Technoprobe, l’intelligenza artificiale per testare i super-chip

«Fai attenzione, se inciampi e ti cade “fai fuori” un appartamento». Una battuta, quella che circola lungo le linee di assemblaggio, ma fino ad un certo punto. Perché maneggiando le schede di test prodotte da Technoprobe, i tecnici del gruppo hi-tech lombardo si trovano in effetti sul palmo di mano oggetti da centinaia di migliaia di euro, la frontiera della tecnologia per quanto riguarda gli strumenti di test dei circuiti dell’elettronica globale. Dove in particolare è in crescita vertiginosa il segmento dei chip iperveloci, 22 miliardi di dollari che in cinque anni diventeranno nelle previsioni almeno il quadruplo.

«Tra i trend più dirompenti – spiega il vicepresidente per il centro di eccellenza del gruppo Davide Appello – c’è senz’altro lo sviluppo di microprocessori di grande potenza, quelli che consentono la diffusione dell’intelligenza artificiale. E in quel segmento abbiamo in effetti dei volumi in forte progresso». In un certo senso, dunque, algoritmi e schemi di apprendimento evoluti creati grazie ai chip di NVidia o di altri big dei microprocessori, sono in parte made in Cernusco Lombardone (Lecco), sede principale della multinazionale lombarda che dopo la quotazione in Borsa ha raggiunto una capitalizzazione stellare da 4,5 miliardi, realizzando oltre 400 milioni di ricavi lo scorso anno.

Cifra legata al business di nicchia presidiato, schede di test che analizzano rapidamente i contatti dei chip lungo le linee di assemblaggio per anticipare errori ed eliminare oggetti difettosi.
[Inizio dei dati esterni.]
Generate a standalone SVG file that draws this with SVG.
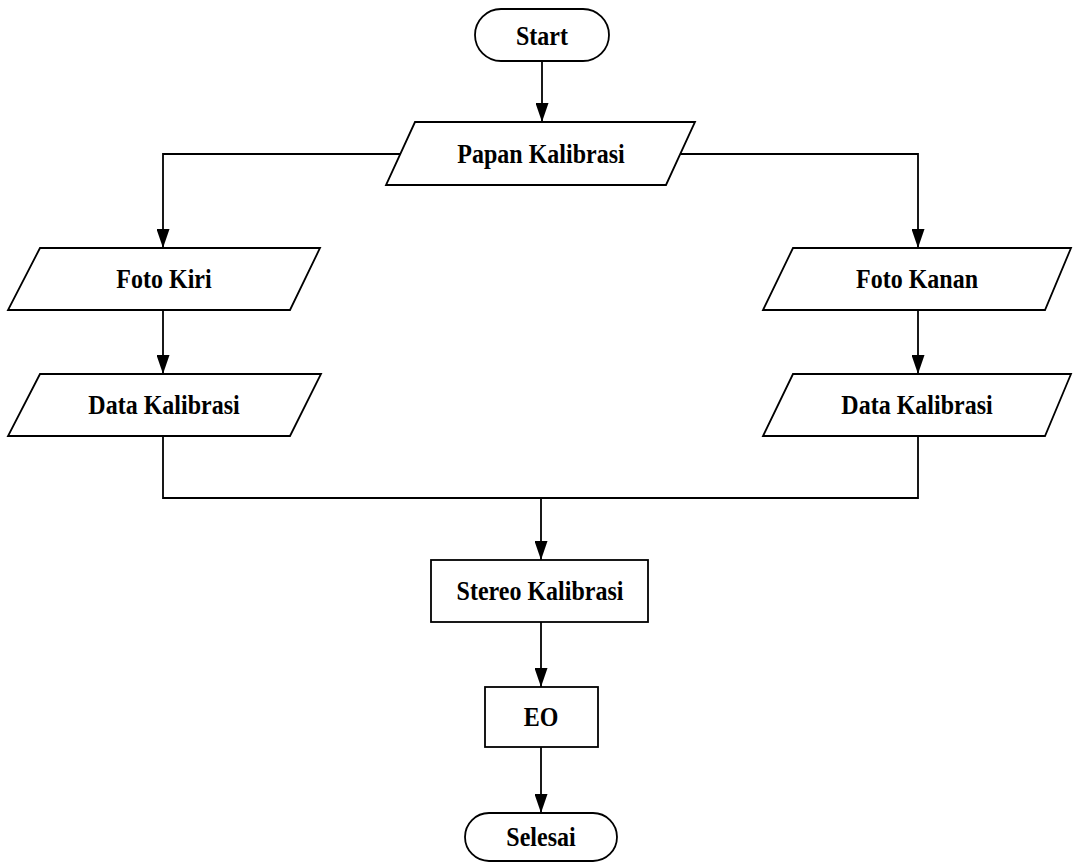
<svg xmlns="http://www.w3.org/2000/svg" width="1073" height="864" viewBox="0 0 1073 864">
<style>
.s{fill:#fff;stroke:#000;stroke-width:1.8}
.t{font-family:"Liberation Serif","Times New Roman",serif;font-weight:bold;font-size:24px;fill:#000;text-anchor:middle;dominant-baseline:central}
.c{fill:none;stroke:#000;stroke-width:1.8}
</style>
<defs>
<marker id="ah" viewBox="0 0 19 13" refX="19" refY="6.5" markerWidth="19" markerHeight="13" markerUnits="userSpaceOnUse" orient="auto">
<path d="M0,0 L19,6.5 L0,13 Z" fill="#000"/>
</marker>
</defs>
<rect width="1073" height="864" fill="#fff"/>
<g id="connectors">
<line class="c" x1="542" y1="61" x2="542" y2="122" marker-end="url(#ah)"/>
<polyline class="c" points="400,154 163,154 163,248" marker-end="url(#ah)"/>
<polyline class="c" points="681,154 918,154 918,248" marker-end="url(#ah)"/>
<line class="c" x1="163" y1="310" x2="163" y2="374" marker-end="url(#ah)"/>
<line class="c" x1="918" y1="310" x2="918" y2="374" marker-end="url(#ah)"/>
<polyline class="c" points="163,436 163,498 918,498 918,436"/>
<line class="c" x1="541" y1="498" x2="541" y2="560" marker-end="url(#ah)"/>
<line class="c" x1="541" y1="622" x2="541" y2="687" marker-end="url(#ah)"/>
<line class="c" x1="541" y1="747" x2="541" y2="813" marker-end="url(#ah)"/>
</g>
<g id="start">
<rect class="s" x="475" y="9" width="134" height="52" rx="26"/>
<text class="t" transform="translate(542,36) scale(1,1.15)">Start</text>
</g>
<g id="papan">
<polygon class="s" points="415,122 695,122 666,185 386,185"/>
<text class="t" transform="translate(541,154) scale(1,1.15)">Papan Kalibrasi</text>
</g>
<g id="fotokiri">
<polygon class="s" points="40,248 320,248 290,310 8,310"/>
<text class="t" transform="translate(164,279) scale(1,1.15)">Foto Kiri</text>
</g>
<g id="datakiri">
<polygon class="s" points="40,374 321,374 290,436 8,436"/>
<text class="t" transform="translate(164,405) scale(1,1.15)">Data Kalibrasi</text>
</g>
<g id="fotokanan">
<polygon class="s" points="793,248 1071,248 1045,310 763,310"/>
<text class="t" transform="translate(917,279) scale(1,1.15)">Foto Kanan</text>
</g>
<g id="datakanan">
<polygon class="s" points="793,374 1071,374 1045,436 763,436"/>
<text class="t" transform="translate(917,405) scale(1,1.15)">Data Kalibrasi</text>
</g>
<g id="stereo">
<rect class="s" x="431" y="560" width="217" height="62"/>
<text class="t" transform="translate(540,591) scale(1,1.15)">Stereo Kalibrasi</text>
</g>
<g id="eo">
<rect class="s" x="485" y="687" width="113" height="60"/>
<text class="t" transform="translate(541,717) scale(1,1.15)">EO</text>
</g>
<g id="selesai">
<rect class="s" x="465" y="813" width="152" height="48" rx="24"/>
<text class="t" transform="translate(541,837) scale(1,1.15)">Selesai</text>
</g>
</svg>
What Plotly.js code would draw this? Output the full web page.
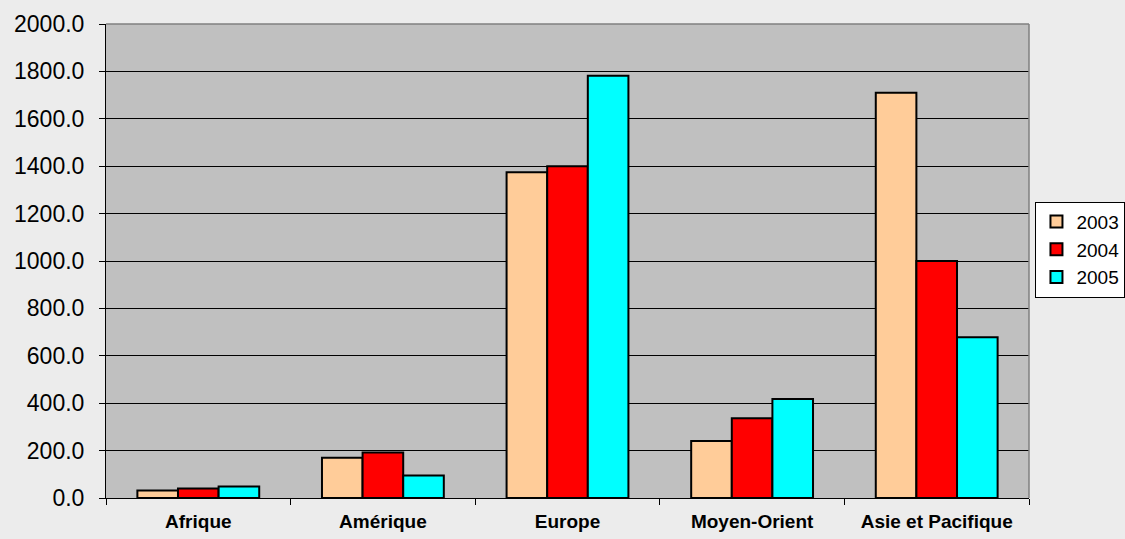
<!DOCTYPE html>
<html>
<head>
<meta charset="utf-8">
<script src="https://cdn.plot.ly/plotly-3.0.1.min.js"></script>
<style>
html,body{margin:0;padding:0;background:#ececec;}
#chart{width:1125px;height:539px;}
</style>
</head>
<body>
<div id="chart"></div>
<script>
var categories = ["Afrique", "Amérique", "Europe", "Moyen-Orient", "Asie et Pacifique"];
var values2003 = [32, 170, 1375, 240, 1710];
var values2004 = [40, 192, 1400, 337, 1000];
var values2005 = [48, 95, 1782, 418, 678];
var seriesNames = ["2003", "2004", "2005"];
var seriesColors = ["#ffcc99", "#ff0000", "#00ffff"];
var yTicks = [0, 200, 400, 600, 800, 1000, 1200, 1400, 1600, 1800, 2000];

var allValues = [values2003, values2004, values2005];
var traces = allValues.map(function (vals, i) {
  return {
    type: "bar",
    name: seriesNames[i],
    x: categories,
    y: vals,
    marker: { color: seriesColors[i], line: { color: "#000000", width: 2 } },
    hoverinfo: "x+y+name"
  };
});

var layout = {
  width: 1125,
  height: 539,
  margin: { l: 106, r: 96, t: 24, b: 41, autoexpand: false },
  paper_bgcolor: "#ececec",
  plot_bgcolor: "#c0c0c0",
  barmode: "group",
  bargap: 0.34,
  bargroupgap: 0,
  showlegend: true,
  font: { family: "Liberation Sans, Arial, sans-serif", color: "#000000" },
  xaxis: {
    type: "category",
    showline: true,
    linecolor: "#000000",
    linewidth: 1,
    ticks: "outside",
    tickson: "boundaries",
    ticklen: 6,
    tickcolor: "#000000",
    ticklabelstandoff: 6,
    tickfont: { size: 19, family: "Liberation Sans, Arial, sans-serif", weight: "bold" },
    showgrid: false,
    zeroline: false,
    fixedrange: true
  },
  yaxis: {
    range: [0, 2000],
    tickvals: yTicks,
    tickformat: ".1f",
    showline: true,
    linecolor: "#000000",
    linewidth: 1,
    ticks: "outside",
    ticklen: 6,
    tickcolor: "#000000",
    ticklabelstandoff: 10,
    tickfont: { size: 23, family: "Liberation Sans, Arial, sans-serif" },
    showgrid: true,
    gridcolor: "#000000",
    gridwidth: 1,
    zeroline: false,
    fixedrange: true
  },
  legend: {
    x: 1.007,
    xanchor: "left",
    y: 0.625,
    yanchor: "top",
    bgcolor: "#ffffff",
    bordercolor: "#000000",
    borderwidth: 1,
    font: { size: 19, family: "Liberation Sans, Arial, sans-serif" },
    itemwidth: 30,
    tracegroupgap: 0
  },
  shapes: [
    { type: "line", xref: "paper", yref: "paper", x0: 0, x1: 1, y0: 1, y1: 1,
      line: { color: "#808080", width: 1.5 } },
    { type: "line", xref: "paper", yref: "paper", x0: 1, x1: 1, y0: 0, y1: 1,
      line: { color: "#808080", width: 1.5 } }
  ]
};

Plotly.newPlot("chart", traces, layout, { displayModeBar: false, staticPlot: true });
</script>
</body>
</html>
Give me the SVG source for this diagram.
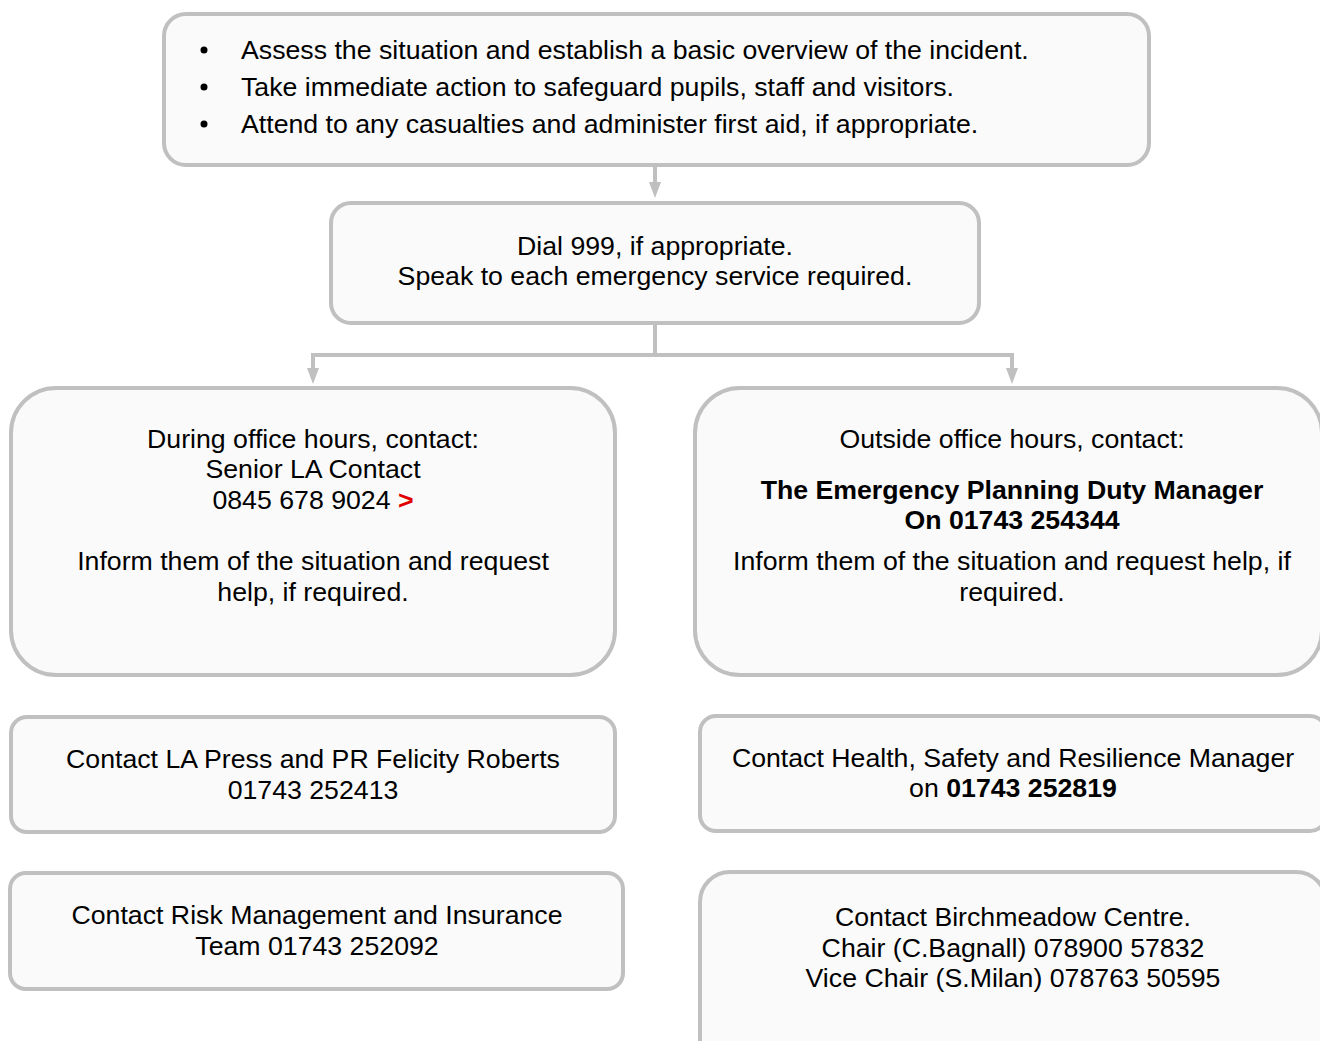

«In pochi millimetri quadrati – spiega Appello – i processori più avanzati presentano anche 100mila contatti. Ma la difficoltà con i chip dedicati all’intelligenza artificiale è anche legata alla quantità di potenza coinvolta, che deve essere dissipata senza danni. Ecco perché mettendo insieme potenza, corrente e densità, dobbiamo affrontare sfide tecnologiche non banali».

Intelligenza artificiale che il gruppo utilizza però anche direttamente al proprio interno, per migliorare la qualità della produzione e ridurre la difettosità dei prodotti. «L’analisi ottica dei difetti è lo strumento principale – spiega Appello – ma abbiamo deciso di andare oltre l’attività umana, costruendo algoritmi di riconoscimento. In passato si passavano ore ed ore al microscopio, in un lavoro pesante sia dal punto di vista fisico che soprattutto mentale. Adesso il lavoro dell’operatore cambia, perché è l’uomo ad istruire la macchina a riconoscere i problemi, riservandosi quindi l’attività strettamente intellettuale e contribuendo così a ridurre in modo drastico gli errori».